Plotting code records

★ ★ ★ ★ ★ ★ ★

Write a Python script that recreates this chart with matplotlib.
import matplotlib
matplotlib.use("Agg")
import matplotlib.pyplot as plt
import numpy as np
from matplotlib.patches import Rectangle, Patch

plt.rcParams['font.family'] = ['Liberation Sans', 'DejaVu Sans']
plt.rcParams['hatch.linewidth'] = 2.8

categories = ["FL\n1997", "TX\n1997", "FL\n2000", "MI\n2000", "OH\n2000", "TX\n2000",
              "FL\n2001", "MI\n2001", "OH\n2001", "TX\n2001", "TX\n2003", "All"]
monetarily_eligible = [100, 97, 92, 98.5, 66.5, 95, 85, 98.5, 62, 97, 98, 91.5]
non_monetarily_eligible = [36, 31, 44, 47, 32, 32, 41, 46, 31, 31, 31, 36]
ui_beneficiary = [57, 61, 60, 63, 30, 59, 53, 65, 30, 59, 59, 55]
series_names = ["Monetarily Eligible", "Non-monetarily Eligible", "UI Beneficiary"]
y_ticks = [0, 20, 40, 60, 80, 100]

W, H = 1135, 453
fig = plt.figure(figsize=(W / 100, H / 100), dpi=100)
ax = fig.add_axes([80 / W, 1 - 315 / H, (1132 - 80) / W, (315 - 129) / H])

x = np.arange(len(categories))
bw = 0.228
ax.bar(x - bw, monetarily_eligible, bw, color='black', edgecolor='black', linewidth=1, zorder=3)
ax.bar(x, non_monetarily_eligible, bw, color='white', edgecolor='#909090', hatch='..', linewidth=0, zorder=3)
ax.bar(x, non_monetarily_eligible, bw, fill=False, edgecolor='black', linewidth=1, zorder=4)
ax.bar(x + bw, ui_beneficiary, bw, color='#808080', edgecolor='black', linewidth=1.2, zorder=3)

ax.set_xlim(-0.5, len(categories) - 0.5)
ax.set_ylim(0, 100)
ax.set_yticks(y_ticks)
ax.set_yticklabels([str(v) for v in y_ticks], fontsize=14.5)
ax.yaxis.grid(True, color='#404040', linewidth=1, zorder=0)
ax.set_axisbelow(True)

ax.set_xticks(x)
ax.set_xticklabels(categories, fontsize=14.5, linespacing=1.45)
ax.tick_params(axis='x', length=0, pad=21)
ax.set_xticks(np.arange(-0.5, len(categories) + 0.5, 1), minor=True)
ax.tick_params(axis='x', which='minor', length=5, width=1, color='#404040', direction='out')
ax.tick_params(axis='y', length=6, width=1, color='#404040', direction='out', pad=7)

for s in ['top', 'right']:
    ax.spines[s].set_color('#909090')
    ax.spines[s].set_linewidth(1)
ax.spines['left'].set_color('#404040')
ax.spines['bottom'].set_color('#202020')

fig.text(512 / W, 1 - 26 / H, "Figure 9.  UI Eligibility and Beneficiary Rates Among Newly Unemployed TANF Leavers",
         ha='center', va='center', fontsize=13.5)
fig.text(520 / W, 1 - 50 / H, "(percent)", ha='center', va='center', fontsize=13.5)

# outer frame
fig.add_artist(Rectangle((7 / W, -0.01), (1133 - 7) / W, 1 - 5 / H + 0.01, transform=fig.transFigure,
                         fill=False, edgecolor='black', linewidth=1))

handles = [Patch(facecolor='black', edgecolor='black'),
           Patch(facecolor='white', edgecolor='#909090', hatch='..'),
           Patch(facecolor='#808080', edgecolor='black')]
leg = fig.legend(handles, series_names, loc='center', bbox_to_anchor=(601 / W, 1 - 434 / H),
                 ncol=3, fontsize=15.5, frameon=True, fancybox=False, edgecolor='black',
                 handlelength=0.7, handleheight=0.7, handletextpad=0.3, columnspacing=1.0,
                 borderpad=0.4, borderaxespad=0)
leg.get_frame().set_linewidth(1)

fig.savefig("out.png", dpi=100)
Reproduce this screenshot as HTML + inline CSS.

★ ★ ★ ★ ★ ★ ★

WHAT IS NEEDED: Print, please, the lines above from the very first through the one that holds "ax = fig.add_axes([80", both included, word for word and with nothing else.

EXPECTED ANSWER:
Write a Python script that recreates this chart with matplotlib.
import matplotlib
matplotlib.use("Agg")
import matplotlib.pyplot as plt
import numpy as np
from matplotlib.patches import Rectangle, Patch

plt.rcParams['font.family'] = ['Liberation Sans', 'DejaVu Sans']
plt.rcParams['hatch.linewidth'] = 2.8

categories = ["FL\n1997", "TX\n1997", "FL\n2000", "MI\n2000", "OH\n2000", "TX\n2000",
              "FL\n2001", "MI\n2001", "OH\n2001", "TX\n2001", "TX\n2003", "All"]
monetarily_eligible = [100, 97, 92, 98.5, 66.5, 95, 85, 98.5, 62, 97, 98, 91.5]
non_monetarily_eligible = [36, 31, 44, 47, 32, 32, 41, 46, 31, 31, 31, 36]
ui_beneficiary = [57, 61, 60, 63, 30, 59, 53, 65, 30, 59, 59, 55]
series_names = ["Monetarily Eligible", "Non-monetarily Eligible", "UI Beneficiary"]
y_ticks = [0, 20, 40, 60, 80, 100]

W, H = 1135, 453
fig = plt.figure(figsize=(W / 100, H / 100), dpi=100)
ax = fig.add_axes([80 / W, 1 - 315 / H, (1132 - 80) / W, (315 - 129) / H])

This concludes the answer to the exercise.